It will head into the 2026 General Election as one of Uganda’s youngest political parties, but the Democratic Front (DF) has been keen to style itself as the adult in the room. After being nominated as its flag-bearer in the Nyendo-Mukungwe parliamentary race, the party’s president, Mathias Mpuuga, talked this past week about having an eye on the bigger picture by ‘thinking Uganda’. His party, he added, ‘has a bearing and thinking on grooming and bringing through a leadership that will work for the people.’
The DF was keen to make the most of David Musiri’s switch from the National Unity Platform (NUP), Uganda’s leading Opposition party. Musiri swapped NUP’s red for the DF’s green after he was denied the flag in the Makindye West parliamentary race.
Before the nominations, Lubega Samuel Walter Mukaaku-who would go on to be cleared to fly the party’s flag in the Rubaga South parliamentary race-spoke about an intention to turn a new page. ‘The DF is not a party of excitement. No. We are a serious party that is out to give the people of Uganda a new meaning of our independence, a new meaning of a free people, a people capable of determining their destiny, a people capable of building afresh, to be able to give a bequest worth passing on to our children and grandchildren,’ he said. Mpuuga told Sunday Monitor that Uganda has reached a juncture where it needs ‘a second Lancaster’.
He added: ‘The consensus that was made by our forebears in 1962 somehow got lost, and the successor of that consensus altered it, and it collapsed. There was an attempt for a third consensus at the making of the 1995 Constitution. But you also agree that the consensus of 1995 (the current Constitution) has had perforations, and somehow it has had overriding issues that must be brought back on the table of the owners of Uganda.’ Since he believes that the country is currently ‘transitioning fraudulently.’ Mr Mpuuga said the DF recently authored a series of documents on reforms critically required before and during the transition. Because the country is bottling ‘dangerous anger’ occasioned by injustice meted out upon communities by the NRM government, Mr Mpuuga says the questions and discussions around reparations are unavoidable.
‘There are injustices that need State-level understanding, building consensus, and in many communities, there is a need for reparations.’ It is an observation that Mr Mukaaku agrees with, adding that, unlike other parties, the DF has made consultations that are broad in outlook; not as a small enclave of friends. ‘We want to build a new brand of leadership that can steer this country to a balance,’ Mr Mukaaku disclosed. Before this past week’s nominations, the DF claimed to have attracted 1,520 aspirants who intended to carry its flag during the 2026 General Election. It added that 128 of these were eyeing parliamentary seats. It is not immediately clear what number the party finally settled with. By press time, the Electoral Commission had not reverted to Sunday Monitor with the final figure.
Events of this past week, however, make it abundantly clear that the party has every intention to make the Greater Masaka Area its stamping ground. Observers say this will put it on a collision course with NUP, upsetting any semblance of a united front by the Opposition. ‘From the word go, the DF was for an alliance of parties.

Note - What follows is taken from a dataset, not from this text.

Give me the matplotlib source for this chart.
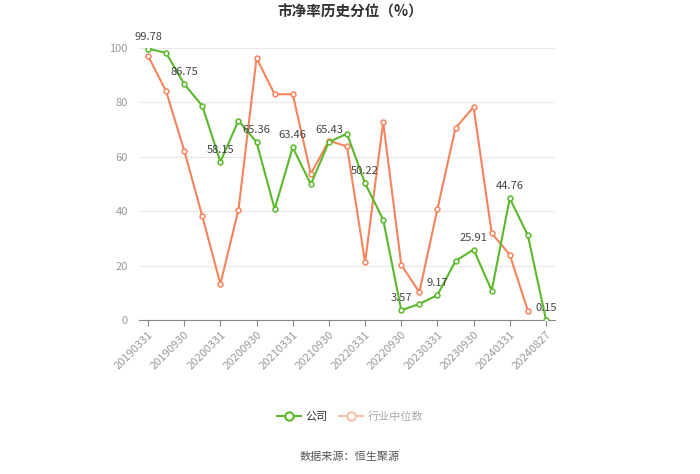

We even proposed a law that would allow political parties to either merge or align without losing their identity. That law was never given a chance,’ Mr Mpuuga said, adding: ‘The Political Parties Amendment Bill, which I presented before Parliament, was never given a chance. That’s why political parties, small and big, are all looking at each other; they speak about cooperation, but they are never serious about it because the existing legal framework has a lot of issues.
It was done in bad faith and cannot facilitate the cooperation of parties in a manner that we believe in.’ Mr Mpuuga has also disabused observers of views that frame the DF as being parochial, with influence limited to the Greater Masaka Area. ‘I have been known as a leader who is never inward-looking. I have the best understanding of how this country is structured. It is a melting pot of critical realities of culture, ethnicity, religion and political differences. I am alive to all these differences,’ Mr Mpuuga said, adding:’We are going to offer the country a national party.’